On the contrary, he invested and created the delivery service Ducasse chez moi and Naturaliste Paris. He spent 50,000 Euros on aerosol filtration at his restaurant Allard which allowed him to operate at 80% capacity and remain open. He also added five further shops to his chocolate empire – there now are 28 of them. “A further ten are in the pipeline,“ Ducasse says.
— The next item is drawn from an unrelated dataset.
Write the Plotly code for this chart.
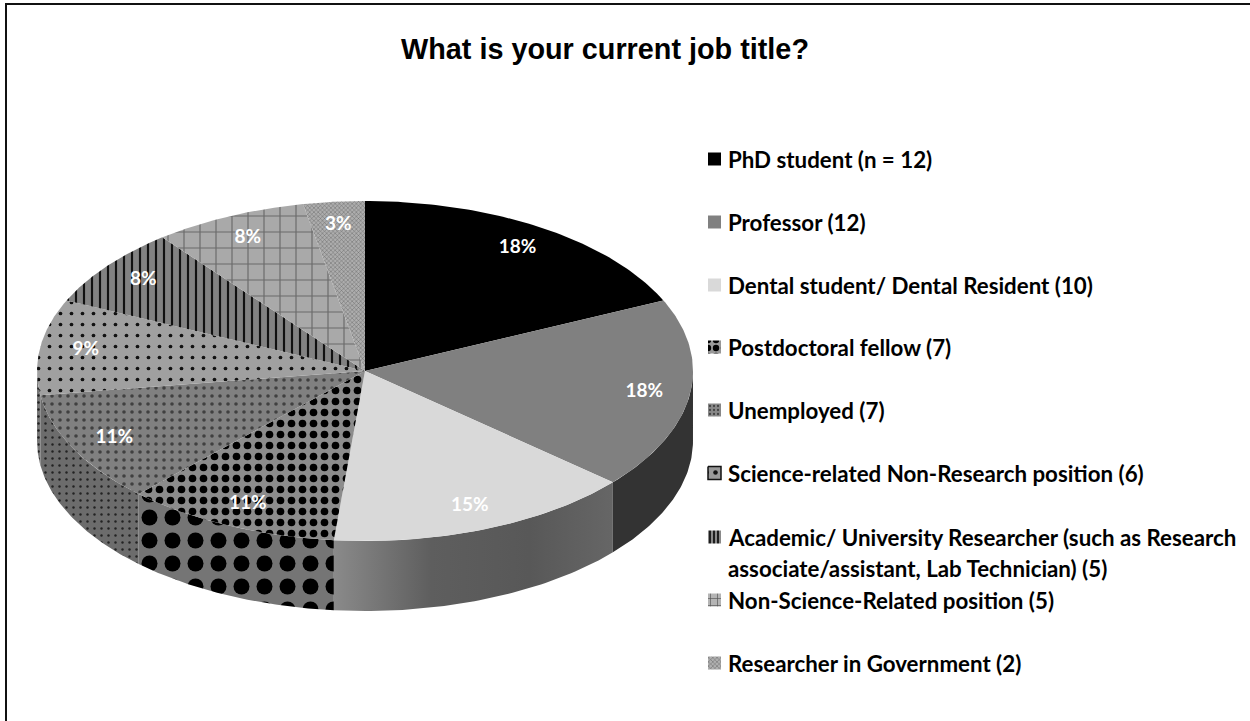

Once the world opens up again, Ducasse intends to “make all the restaurants into ultimate must-visit destinations once again.“ We can only say, “Bonne chance, maître!“ 


Eating at Allain Ducasse

Le Louis XV – Alain Ducasse***
Hôtel de Paris, Place du Casino
98000 Monaco • T: +377 98 068864

ducasse-paris.com

For more than thirty years, this has been the
Ducasse calling card: he took less than three
years to achieve three Michelin stars at Monte
Carlo’s most famous hotel.

Alain Ducasse at The Dorchester***
The Dorchester Hotel 53 Park Lane, Mayfair
W1K 1QA London • T: +44 207 6298866
Shortly after opening in 2009, the restaurant received two Michelin stars. The third followed a year later. Fish and crustacea are specialities here. The wine list is impressive, too.

BBR by Alain Ducasse
1 Beach Road Singapore
189673 Singapore • T: +65 6337 1886
The essence of Portuguese, Spanish and Italian cuisines is celebrated in a relaxed atmosphere. Tip: reserve a table in the open kitchen.

Spoon
Palais Brongniart, 25 Place de la Bourse
75002 Paris • T: +33 1 83922030
The Spoon in Paris was Alain Ducasses‘ first 
concept restaurant, offering minimalist décor and fusion cooking. By now there are outlets 
from London to Mauritius.

Alain Ducasse at morpheus
Morpheus at City of Dreams
Estrada do Istmo, Macau • T: +853 8868 3432
In 2019, this restaurant designed by Jouin Manku manged to make the shortlist of the vaunted Restaurant & Bar Design Awards – you can enjoy Ducasse’s food in beautiful surroundings.